Replaced :ets with Cachex for local storage to improve reliability of the system and avoid potential race conditions.

Includes minor bugfixes and code improvements. Introduced new hook forwarded_migration.

Changed

  • Increased the timeout value for children redistribution task.
  • Increased integration tests load by 10x to improve the reliability of the tests.
  • Replaced vanilla :ets with cachex for local storage.
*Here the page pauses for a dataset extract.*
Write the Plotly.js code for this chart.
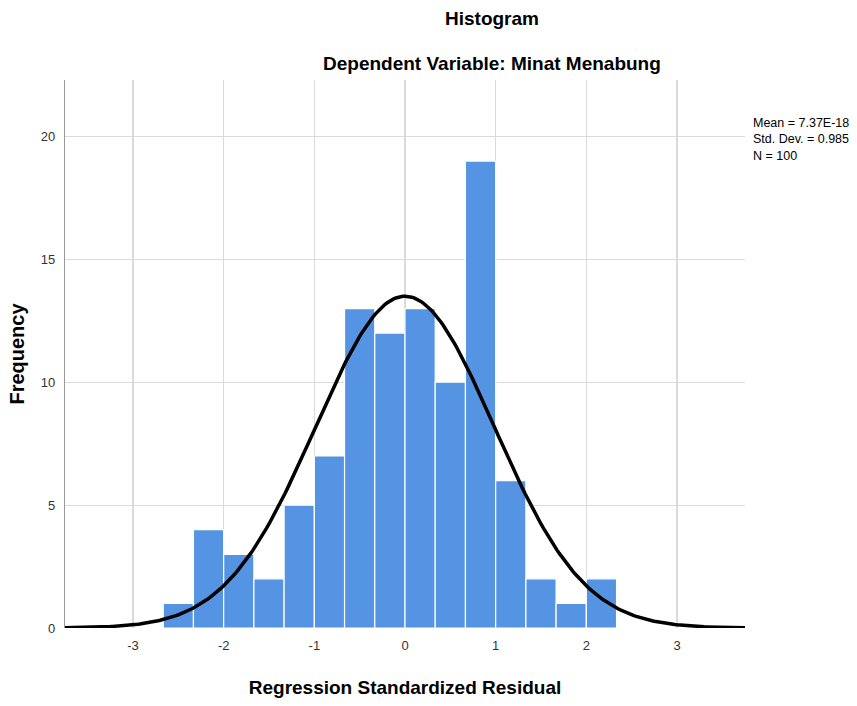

This improved the reliability of the system by preventing race conditions in some scenarios.
  • Increased the default process sync start timeout from 5000 -> 10000 ms.

Added

  • Added custom identifier for local storage table.
  • Transactions for synchronization append function to reduce possibility of multiple processes writing to the same table keys at the same time.
  • Locking process registry when doing bulk operations to prevent overwriting of the data.
  • New hook forwarded_migration which is called when a process is migrated to another node and the migration is forwarded to the new node where the startup is handled.

Fixed

  • Synchronization caused multiple nodes to reply to the caller. This caused anomalies in integration tests.
  • Node up and down handlers are no longer blocking operations for coordinator to avoid timeout errors when handling large amount of processes.
  • The child start responses we're in reverse order when single child was started on multiple nodes.
  • Documentation hook keys were not correct and missing the _hook suffix.

v0.1.3-alpha - 2023-11-05

Fixed bugs, code improvements, added more documentation, improved tests performance by reusing peer nodes.

Changed

  • Project description.
  • All integration tests start static number of nodes which will be reused rather than start new nodes for each test case. This improved the performance of the test suites.
  • Process registry dispatches :registry_pid_insert_hook no longer adds the child_spec to the hook data but rather the child_id.
  • Gossip protocol synchronizes only after all the initial synchronization data is collected from all nodes. This improves the overall efficiency of the protocol.

Added

  • Redundancy strategy for replication now supports dynamic cluster size option. This can be used to replicate process always on all nodes.
  • Examples on how to register hooks.
  • WorkerQueue process who's job is to execute jobs. It is used to prevent race conditions and execute jobs in order.

Fixed

  • Process start/stop with binary child_id returned error when used with await/1 function.
  • Fixed scenario where hub was shutdown but the running tasks we're trying to call exiting processes.
  • Dynamic quorum strategy was returning wrong quorum status in some cases.
  • Fixed situtation where system was caught in a locked state for a moments due to race condition in the state handling.
  • Gossip protocol interval synchronization was not always taking the data that had the highest timestamp.

v0.1.2-alpha - 2023-10-17

Contains minor bugfixes and improvements.

Changed

  • ProcessHub.child_spec/1 switched static ProcessHub id with dynamic child id.
  • Improved existing unit tests.

Added

  • Hotswap strategy provides handover callbacks using macro.

Fixed

  • Added partition mode check ups before process startup or stopping. This can prevent some errors where node moves to partition mode before the process starts or stops.

v0.1.1-alpha - 2023-10-07

Elixir 1.13-1.15 support added. Includes minor bugfixes, test fixes and documentation updates.

Added

  • Added GitHub Actions for automated testing.
  • Made sure that ProcessHub is compatible with Elixir 1.13-1.15.
  • Added example usage section to the documentation.

Changed

  • Updated ProcessHub documentation by adding a list of all available strategies.
  • Removed unnecessary file .tool-version generated by asdf.

Fixed

  • README.md table of contents links fixed.
  • Fixed ProcessHub await/1 function example code formatting.
  • Fixed tests for elixir 1.15 & OTP 26
  • Fixed test case which was failing in some cases due to async call being executed before.